- Provided records -
------

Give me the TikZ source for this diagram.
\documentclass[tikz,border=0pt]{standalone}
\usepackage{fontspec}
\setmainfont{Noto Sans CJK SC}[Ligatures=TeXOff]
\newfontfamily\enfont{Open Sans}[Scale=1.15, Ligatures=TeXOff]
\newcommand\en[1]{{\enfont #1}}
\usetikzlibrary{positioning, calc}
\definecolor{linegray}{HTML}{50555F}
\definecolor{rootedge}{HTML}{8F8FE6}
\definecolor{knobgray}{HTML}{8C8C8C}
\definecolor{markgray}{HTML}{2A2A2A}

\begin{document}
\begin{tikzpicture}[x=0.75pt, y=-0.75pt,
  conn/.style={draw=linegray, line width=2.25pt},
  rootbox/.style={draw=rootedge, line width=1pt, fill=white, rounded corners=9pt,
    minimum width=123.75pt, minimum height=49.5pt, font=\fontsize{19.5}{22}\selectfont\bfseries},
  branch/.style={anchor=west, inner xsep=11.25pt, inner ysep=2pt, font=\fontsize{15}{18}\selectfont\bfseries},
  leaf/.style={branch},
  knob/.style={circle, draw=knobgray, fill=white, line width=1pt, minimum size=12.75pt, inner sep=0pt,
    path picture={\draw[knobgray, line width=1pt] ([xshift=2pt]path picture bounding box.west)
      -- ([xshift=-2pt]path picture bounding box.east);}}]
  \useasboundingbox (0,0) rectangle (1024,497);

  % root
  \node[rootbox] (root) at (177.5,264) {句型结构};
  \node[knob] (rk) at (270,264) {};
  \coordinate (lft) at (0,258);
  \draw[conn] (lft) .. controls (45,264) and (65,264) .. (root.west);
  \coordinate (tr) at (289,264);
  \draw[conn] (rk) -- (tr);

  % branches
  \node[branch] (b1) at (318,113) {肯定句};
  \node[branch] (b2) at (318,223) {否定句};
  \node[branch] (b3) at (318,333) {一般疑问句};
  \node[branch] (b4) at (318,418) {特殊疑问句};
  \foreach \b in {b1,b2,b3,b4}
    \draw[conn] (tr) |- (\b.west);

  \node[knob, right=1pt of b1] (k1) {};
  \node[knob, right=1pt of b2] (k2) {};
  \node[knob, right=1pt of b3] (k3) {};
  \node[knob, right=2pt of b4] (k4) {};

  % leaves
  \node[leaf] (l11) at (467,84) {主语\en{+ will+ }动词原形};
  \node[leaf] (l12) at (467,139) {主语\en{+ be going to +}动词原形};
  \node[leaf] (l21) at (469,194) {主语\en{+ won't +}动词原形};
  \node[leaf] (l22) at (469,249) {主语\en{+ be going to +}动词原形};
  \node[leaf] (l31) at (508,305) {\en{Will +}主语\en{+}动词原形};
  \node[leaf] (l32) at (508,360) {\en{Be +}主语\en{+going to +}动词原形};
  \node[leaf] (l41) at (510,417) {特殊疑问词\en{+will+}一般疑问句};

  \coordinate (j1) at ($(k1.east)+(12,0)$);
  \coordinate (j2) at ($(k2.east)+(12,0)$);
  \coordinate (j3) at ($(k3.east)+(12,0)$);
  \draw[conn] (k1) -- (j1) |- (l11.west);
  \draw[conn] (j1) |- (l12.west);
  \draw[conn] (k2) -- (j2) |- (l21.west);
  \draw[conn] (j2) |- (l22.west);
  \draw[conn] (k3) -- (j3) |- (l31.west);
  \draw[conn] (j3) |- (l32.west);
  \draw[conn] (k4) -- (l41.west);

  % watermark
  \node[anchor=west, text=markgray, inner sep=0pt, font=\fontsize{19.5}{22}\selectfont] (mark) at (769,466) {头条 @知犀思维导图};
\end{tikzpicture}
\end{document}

------

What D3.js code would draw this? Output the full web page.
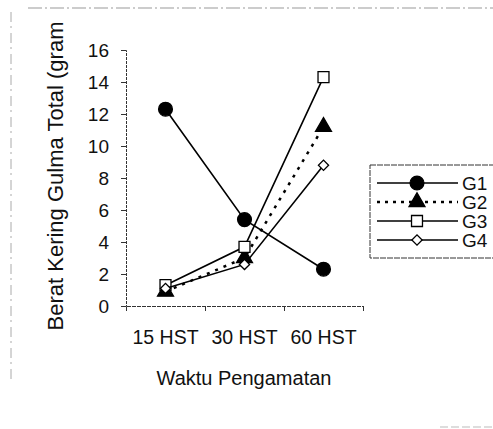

------

- Written instruction -
Going down the listing above, begin printing at the line with "Give me the TikZ source for this diagram." and finish with the line with "(tr) |- (\b.west);", exactly as they appear.

- Output of the exercise -
Give me the TikZ source for this diagram.
\documentclass[tikz,border=0pt]{standalone}
\usepackage{fontspec}
\setmainfont{Noto Sans CJK SC}[Ligatures=TeXOff]
\newfontfamily\enfont{Open Sans}[Scale=1.15, Ligatures=TeXOff]
\newcommand\en[1]{{\enfont #1}}
\usetikzlibrary{positioning, calc}
\definecolor{linegray}{HTML}{50555F}
\definecolor{rootedge}{HTML}{8F8FE6}
\definecolor{knobgray}{HTML}{8C8C8C}
\definecolor{markgray}{HTML}{2A2A2A}

\begin{document}
\begin{tikzpicture}[x=0.75pt, y=-0.75pt,
  conn/.style={draw=linegray, line width=2.25pt},
  rootbox/.style={draw=rootedge, line width=1pt, fill=white, rounded corners=9pt,
    minimum width=123.75pt, minimum height=49.5pt, font=\fontsize{19.5}{22}\selectfont\bfseries},
  branch/.style={anchor=west, inner xsep=11.25pt, inner ysep=2pt, font=\fontsize{15}{18}\selectfont\bfseries},
  leaf/.style={branch},
  knob/.style={circle, draw=knobgray, fill=white, line width=1pt, minimum size=12.75pt, inner sep=0pt,
    path picture={\draw[knobgray, line width=1pt] ([xshift=2pt]path picture bounding box.west)
      -- ([xshift=-2pt]path picture bounding box.east);}}]
  \useasboundingbox (0,0) rectangle (1024,497);

  % root
  \node[rootbox] (root) at (177.5,264) {句型结构};
  \node[knob] (rk) at (270,264) {};
  \coordinate (lft) at (0,258);
  \draw[conn] (lft) .. controls (45,264) and (65,264) .. (root.west);
  \coordinate (tr) at (289,264);
  \draw[conn] (rk) -- (tr);

  % branches
  \node[branch] (b1) at (318,113) {肯定句};
  \node[branch] (b2) at (318,223) {否定句};
  \node[branch] (b3) at (318,333) {一般疑问句};
  \node[branch] (b4) at (318,418) {特殊疑问句};
  \foreach \b in {b1,b2,b3,b4}
    \draw[conn] (tr) |- (\b.west);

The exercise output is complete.